Writes Dench, “The time has come for Netflix to reconsider – for the sake of a family and a nation so recently bereaved, as a mark of respect to a sovereign who served her people so dutifully for 70 years, and to preserve its reputation in the eyes of its British subscribers.”

While Dench at one point refers to The Crown as “brilliant,” she notes that “the closer the drama comes to our present times, the more freely it seems willing to blur the lines between historical accuracy and crude sensationalism.”

“Given some of the wounding suggestions apparently contained in the new series – that King Charles plotted for his mother to abdicate, for example, or once suggested his mother’s parenting was so deficient that she might have deserved a jail sentence – this is both cruelly unjust to the individuals and damaging to the institution they represent.”

Read the full letter below.

Dench is making reference to the recent criticism about The Crown offered by UK Prime Minister John Major, who complained about a plot line in Episode 1 of Season 5 suggesting that in 1991 Prince Charles, now King Charles III, summoned Major to complain about having to wait to take the throne.

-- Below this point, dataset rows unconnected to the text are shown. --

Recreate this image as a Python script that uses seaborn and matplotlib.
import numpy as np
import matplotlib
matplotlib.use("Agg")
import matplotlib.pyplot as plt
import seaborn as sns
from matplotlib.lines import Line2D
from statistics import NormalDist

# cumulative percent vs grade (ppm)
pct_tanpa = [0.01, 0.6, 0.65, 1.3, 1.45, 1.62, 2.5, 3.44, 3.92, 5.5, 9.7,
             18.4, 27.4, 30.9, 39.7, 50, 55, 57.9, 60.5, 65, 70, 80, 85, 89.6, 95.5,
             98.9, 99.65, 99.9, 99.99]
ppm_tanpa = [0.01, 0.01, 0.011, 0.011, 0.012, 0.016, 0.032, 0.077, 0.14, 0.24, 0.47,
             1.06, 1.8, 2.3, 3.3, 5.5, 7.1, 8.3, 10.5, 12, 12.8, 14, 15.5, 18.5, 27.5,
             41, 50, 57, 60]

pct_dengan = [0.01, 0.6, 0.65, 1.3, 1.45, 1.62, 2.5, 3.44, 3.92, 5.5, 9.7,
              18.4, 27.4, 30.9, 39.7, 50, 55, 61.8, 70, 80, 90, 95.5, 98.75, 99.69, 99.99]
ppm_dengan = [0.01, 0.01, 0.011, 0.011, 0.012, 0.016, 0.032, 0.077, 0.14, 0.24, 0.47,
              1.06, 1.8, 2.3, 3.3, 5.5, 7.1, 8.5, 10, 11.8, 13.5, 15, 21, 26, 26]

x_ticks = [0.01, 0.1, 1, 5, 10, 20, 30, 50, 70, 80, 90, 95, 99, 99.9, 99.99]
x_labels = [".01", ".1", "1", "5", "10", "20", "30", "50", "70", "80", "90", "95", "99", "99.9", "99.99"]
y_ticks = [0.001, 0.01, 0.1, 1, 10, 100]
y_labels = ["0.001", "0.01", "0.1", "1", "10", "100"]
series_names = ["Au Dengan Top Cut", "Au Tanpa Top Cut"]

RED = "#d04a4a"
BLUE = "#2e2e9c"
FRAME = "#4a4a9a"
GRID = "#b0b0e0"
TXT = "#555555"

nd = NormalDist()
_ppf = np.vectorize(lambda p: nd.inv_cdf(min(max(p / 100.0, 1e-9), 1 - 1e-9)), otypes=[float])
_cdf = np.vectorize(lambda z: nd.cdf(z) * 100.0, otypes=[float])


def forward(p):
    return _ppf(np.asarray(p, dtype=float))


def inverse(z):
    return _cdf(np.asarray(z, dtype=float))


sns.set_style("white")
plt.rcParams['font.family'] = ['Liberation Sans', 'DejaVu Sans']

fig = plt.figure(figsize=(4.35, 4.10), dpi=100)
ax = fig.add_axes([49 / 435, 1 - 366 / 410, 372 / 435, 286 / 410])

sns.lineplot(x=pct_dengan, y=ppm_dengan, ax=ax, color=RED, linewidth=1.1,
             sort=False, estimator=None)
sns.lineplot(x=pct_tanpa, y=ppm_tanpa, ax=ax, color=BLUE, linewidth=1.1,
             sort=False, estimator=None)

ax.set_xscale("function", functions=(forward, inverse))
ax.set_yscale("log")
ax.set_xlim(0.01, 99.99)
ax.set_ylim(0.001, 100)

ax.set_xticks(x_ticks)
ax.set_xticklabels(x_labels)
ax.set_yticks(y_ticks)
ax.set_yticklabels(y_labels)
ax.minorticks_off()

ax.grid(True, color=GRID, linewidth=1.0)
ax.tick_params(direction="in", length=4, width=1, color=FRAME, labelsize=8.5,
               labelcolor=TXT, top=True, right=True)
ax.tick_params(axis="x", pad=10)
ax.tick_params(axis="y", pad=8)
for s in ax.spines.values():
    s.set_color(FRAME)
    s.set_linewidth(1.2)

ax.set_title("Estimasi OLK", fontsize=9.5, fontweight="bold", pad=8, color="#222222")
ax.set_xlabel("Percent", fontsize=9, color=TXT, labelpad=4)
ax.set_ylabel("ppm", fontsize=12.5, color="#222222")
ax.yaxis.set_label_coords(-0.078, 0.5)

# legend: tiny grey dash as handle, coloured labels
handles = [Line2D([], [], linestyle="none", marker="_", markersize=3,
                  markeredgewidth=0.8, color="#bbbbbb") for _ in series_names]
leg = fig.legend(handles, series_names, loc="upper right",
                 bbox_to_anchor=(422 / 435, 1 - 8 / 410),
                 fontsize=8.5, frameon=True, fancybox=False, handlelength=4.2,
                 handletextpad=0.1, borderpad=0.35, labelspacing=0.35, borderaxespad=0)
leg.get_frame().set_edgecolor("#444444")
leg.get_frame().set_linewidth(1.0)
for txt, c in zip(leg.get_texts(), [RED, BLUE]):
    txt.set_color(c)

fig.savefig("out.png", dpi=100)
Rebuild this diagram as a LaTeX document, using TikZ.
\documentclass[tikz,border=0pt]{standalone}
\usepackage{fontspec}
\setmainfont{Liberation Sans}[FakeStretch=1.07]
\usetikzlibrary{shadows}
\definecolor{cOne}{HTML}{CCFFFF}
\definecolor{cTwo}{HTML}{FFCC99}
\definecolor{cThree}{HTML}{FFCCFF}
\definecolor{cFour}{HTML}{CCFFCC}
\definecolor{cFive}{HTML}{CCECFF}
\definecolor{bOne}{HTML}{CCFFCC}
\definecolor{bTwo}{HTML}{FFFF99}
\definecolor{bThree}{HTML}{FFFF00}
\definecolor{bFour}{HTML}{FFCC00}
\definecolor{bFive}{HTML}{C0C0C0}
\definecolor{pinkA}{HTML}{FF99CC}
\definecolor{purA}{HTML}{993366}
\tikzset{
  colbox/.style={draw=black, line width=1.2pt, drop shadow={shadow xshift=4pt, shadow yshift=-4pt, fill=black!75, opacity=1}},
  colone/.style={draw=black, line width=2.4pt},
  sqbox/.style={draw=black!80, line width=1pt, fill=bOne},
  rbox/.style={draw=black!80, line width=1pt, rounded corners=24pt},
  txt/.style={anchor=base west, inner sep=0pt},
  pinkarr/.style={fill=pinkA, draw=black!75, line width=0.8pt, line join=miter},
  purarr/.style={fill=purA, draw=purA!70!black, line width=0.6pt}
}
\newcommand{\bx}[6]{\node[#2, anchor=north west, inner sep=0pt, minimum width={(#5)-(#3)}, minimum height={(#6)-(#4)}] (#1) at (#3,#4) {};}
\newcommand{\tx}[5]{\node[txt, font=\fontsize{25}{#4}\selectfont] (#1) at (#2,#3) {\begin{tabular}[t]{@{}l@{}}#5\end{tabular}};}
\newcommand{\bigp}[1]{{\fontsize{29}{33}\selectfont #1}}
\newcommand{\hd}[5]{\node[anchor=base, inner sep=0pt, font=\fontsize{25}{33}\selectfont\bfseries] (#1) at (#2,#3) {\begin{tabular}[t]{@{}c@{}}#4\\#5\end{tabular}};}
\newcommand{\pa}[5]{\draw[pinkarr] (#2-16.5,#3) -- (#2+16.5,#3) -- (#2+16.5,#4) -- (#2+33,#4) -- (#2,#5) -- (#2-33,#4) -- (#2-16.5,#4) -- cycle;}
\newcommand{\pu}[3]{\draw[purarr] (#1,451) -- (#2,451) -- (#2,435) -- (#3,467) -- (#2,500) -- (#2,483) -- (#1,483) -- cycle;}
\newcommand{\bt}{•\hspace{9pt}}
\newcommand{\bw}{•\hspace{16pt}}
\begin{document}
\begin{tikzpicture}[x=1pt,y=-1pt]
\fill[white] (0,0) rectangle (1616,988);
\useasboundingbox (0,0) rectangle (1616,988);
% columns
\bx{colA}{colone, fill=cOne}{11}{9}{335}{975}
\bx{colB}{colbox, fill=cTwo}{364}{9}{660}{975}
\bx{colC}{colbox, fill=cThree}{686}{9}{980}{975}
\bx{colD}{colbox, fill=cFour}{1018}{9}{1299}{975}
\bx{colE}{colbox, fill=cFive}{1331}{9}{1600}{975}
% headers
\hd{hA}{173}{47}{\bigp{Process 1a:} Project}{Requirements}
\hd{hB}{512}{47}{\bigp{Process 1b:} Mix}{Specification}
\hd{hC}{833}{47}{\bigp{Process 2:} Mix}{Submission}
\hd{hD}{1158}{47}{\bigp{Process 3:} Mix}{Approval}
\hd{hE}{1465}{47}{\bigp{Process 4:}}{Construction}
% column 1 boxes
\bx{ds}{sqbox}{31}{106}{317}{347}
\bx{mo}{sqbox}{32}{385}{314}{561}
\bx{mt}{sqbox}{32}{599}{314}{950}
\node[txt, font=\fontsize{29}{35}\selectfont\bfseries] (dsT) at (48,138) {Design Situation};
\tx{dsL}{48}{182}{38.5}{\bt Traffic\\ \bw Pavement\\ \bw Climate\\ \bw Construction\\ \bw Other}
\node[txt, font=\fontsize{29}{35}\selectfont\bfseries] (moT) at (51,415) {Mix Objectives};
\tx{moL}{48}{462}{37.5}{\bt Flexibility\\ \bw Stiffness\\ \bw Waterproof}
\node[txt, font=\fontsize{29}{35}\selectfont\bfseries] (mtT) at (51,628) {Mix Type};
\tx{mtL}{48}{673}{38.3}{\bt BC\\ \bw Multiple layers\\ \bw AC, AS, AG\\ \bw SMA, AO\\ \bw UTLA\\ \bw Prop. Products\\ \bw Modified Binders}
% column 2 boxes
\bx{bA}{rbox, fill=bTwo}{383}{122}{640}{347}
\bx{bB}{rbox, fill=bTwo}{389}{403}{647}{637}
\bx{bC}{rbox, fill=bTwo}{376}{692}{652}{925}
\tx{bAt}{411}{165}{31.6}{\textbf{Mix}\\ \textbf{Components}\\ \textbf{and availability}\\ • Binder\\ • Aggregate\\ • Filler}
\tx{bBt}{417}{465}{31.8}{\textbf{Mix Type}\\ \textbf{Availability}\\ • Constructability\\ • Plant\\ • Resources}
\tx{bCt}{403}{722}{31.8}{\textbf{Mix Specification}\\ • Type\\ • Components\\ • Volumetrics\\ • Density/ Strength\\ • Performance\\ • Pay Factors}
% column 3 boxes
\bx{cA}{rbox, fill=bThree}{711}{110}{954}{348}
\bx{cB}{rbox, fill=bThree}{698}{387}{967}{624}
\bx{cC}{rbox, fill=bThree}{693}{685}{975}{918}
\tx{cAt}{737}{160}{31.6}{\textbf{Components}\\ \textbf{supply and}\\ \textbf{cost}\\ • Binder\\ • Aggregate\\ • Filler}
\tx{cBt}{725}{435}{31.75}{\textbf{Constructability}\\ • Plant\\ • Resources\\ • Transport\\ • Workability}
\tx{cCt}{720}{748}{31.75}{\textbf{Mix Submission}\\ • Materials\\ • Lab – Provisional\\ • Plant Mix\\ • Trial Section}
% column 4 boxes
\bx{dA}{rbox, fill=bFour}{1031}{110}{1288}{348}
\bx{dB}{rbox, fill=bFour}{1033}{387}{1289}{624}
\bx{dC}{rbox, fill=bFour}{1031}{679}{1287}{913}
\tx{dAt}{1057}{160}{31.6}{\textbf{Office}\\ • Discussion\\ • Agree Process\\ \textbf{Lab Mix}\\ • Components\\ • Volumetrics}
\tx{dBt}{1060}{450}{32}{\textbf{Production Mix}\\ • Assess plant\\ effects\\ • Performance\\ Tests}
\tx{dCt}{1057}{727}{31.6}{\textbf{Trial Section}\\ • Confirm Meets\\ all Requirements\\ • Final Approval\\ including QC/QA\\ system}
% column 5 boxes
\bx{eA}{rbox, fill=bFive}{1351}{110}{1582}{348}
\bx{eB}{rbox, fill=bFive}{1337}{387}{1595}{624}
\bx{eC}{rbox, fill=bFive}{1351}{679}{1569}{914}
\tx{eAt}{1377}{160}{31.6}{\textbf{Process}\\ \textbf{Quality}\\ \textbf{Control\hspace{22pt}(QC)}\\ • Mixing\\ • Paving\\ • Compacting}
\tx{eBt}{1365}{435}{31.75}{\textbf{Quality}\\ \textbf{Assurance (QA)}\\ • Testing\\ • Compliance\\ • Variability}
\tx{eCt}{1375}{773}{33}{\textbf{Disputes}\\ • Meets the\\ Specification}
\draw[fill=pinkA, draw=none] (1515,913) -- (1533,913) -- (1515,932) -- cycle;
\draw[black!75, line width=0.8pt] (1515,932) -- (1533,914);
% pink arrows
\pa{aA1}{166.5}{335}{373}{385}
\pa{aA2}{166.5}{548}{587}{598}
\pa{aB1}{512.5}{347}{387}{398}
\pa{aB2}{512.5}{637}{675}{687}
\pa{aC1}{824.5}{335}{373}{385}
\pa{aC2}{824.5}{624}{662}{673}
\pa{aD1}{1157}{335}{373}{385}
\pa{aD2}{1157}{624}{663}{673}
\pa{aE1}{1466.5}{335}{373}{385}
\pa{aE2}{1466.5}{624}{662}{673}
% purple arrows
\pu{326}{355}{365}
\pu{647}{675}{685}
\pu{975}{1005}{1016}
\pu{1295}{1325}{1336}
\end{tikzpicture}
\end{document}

Titled “Queen Victoria Syndrome,” the installment is based on an actual poll that once ran in the UK Sunday Times which argued that the monarchy was dated and that Queen Elizabeth should abdicate in favor of Charles. The drama features scenes of Charles (Dominic West) privately agreeing with a passage in the Sunday Times back in 1991, that ”an ageing monarch, too long on the throne whose remoteness from the modern world has led people to grow tired not just of her but of the monarchy itself.”

Dench has played Queen Victoria twice – in 1997’s Mrs. Brown and 2017’s Victoria & Abdul, annd Queen Elizabeth in 1998’s Shakespeare in Love.

Deadline has reached out to Netflix for comment.

Queen Elizabeth II died on Sept. 8 at age 96 after a reign of more than 70 years.